The Congressional Research Services (CRS) identified several regulatory issues faced by pension plans looking to expand to new investment vehicles.

The report, Pensions and Individual Retirement Accounts (IRAs): Investment Issues, identified the regulatory obstacles faced by 403(b) plans looking to invest in group trusts and the Department of Labor’s (DOL’s) concerns over 401(k) plans investing in cryptocurrency.

The report covered state and local pensions, federal pensions, private sector pension plans and individual retirement accounts (IRAs) and analyzed the relevant federal authorities, relevant federal oversight and any administrative issues.

It also identified key pension investment issues for Congress, highlighting specific policy issues related to pension investments.

403(b) plans and CITs

Congress's move to standardize some of the investment restrictions affecting pension plans has brought attention to Collective Investment Trusts (CITs).

It identified the impact of the SECURE 2.0 Act 2022, designed to encourage Americans to save for retirement.

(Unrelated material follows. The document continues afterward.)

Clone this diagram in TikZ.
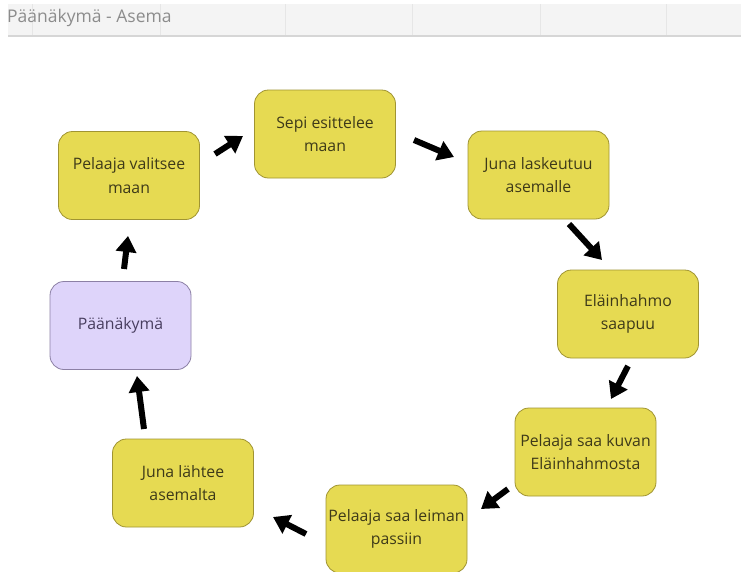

The act included changes to 401(k) and 403(b) plans to allow the different types of retirement plans access to similar investment vehicles. Before the act was introduced, 403(b) plans were only allowed to invest in annuity contracts provided by insurance companies and/or custodial accounts which invested only in SEC-registered mutual funds. By comparison, 401(k)s can invest in a much wider variety of investment vehicles, including CITs, which are pooled investment funds held by banks or trust companies that are available only to certain qualified retirement plans.

CITs are maintained by banks and therefore regulated by the Office of the Comptroller of the Currency (OCC) rather than the SEC.

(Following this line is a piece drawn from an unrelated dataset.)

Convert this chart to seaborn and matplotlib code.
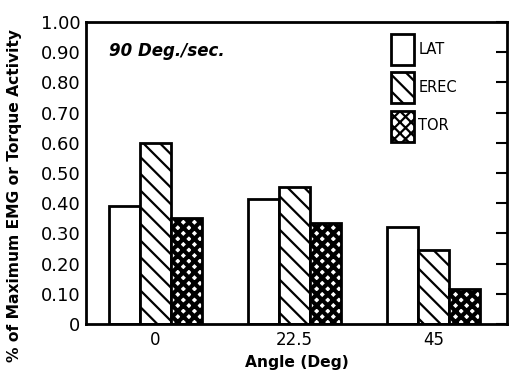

The act amended the Internal Revenue Code (IRC) to permit 403(b) custodial accounts to invest in group trusts, such as CITs, with other tax-preferred savings plans and IRAs.

However, the report highlighted that the act only impacted the IRC, not securities laws such as the Securities Act of 1933, the Securities Exchange Act of 1934 and the Investment Company Act of 1940, which would be required to permit 403(b) plans to participate in CITs.


As a new investment option, very few pension plans are investing in cryptocurrency overall. The report identified FORUSALL as the first financial services company to offer plan sponsors the option to adopt cryptocurrency as an investment for participants in 2021.

Similarly, while defined benefit (DB) plan sponsors may invest in cryptocurrencies, the report noted “current use appears to be minimal”.

In 2022, the DOL released a Compliance Assistance Release,  “401(k) Plan Investments in ‘Cryptocurrencies,’”  in which the department expressed “serious concerns” about plan fiduciaries’ decisions to allow DC plan participants to invest in cryptocurrencies.

The release noted that under the Employee Retirement Income Security Act of 1974 (ERISA), fiduciaries must act solely in the financial interests of plan participants and adhere to an exacting standard of professional care.

It said: “At this early stage in the history of cryptocurrencies, the Department has serious concerns about the prudence of a fiduciary’s decision to expose a 401(k) plan’s participants to direct investments in cryptocurrencies, or other products whose value is tied to cryptocurrencies.

“These investments present significant risks and challenges to participants’ retirement accounts, including significant risks of fraud, theft and loss.”

The release also stated that the DOL would conduct an investigative program focused on plans that offer cryptocurrency investments and that plan fiduciaries could expect to be questioned by DOL about their decisions.

Despite a high volume of Congressional activity around the pensions industry, further clarity around the regulations is needed to ensure plan fiduciaries can make the best decisions for their beneficiaries.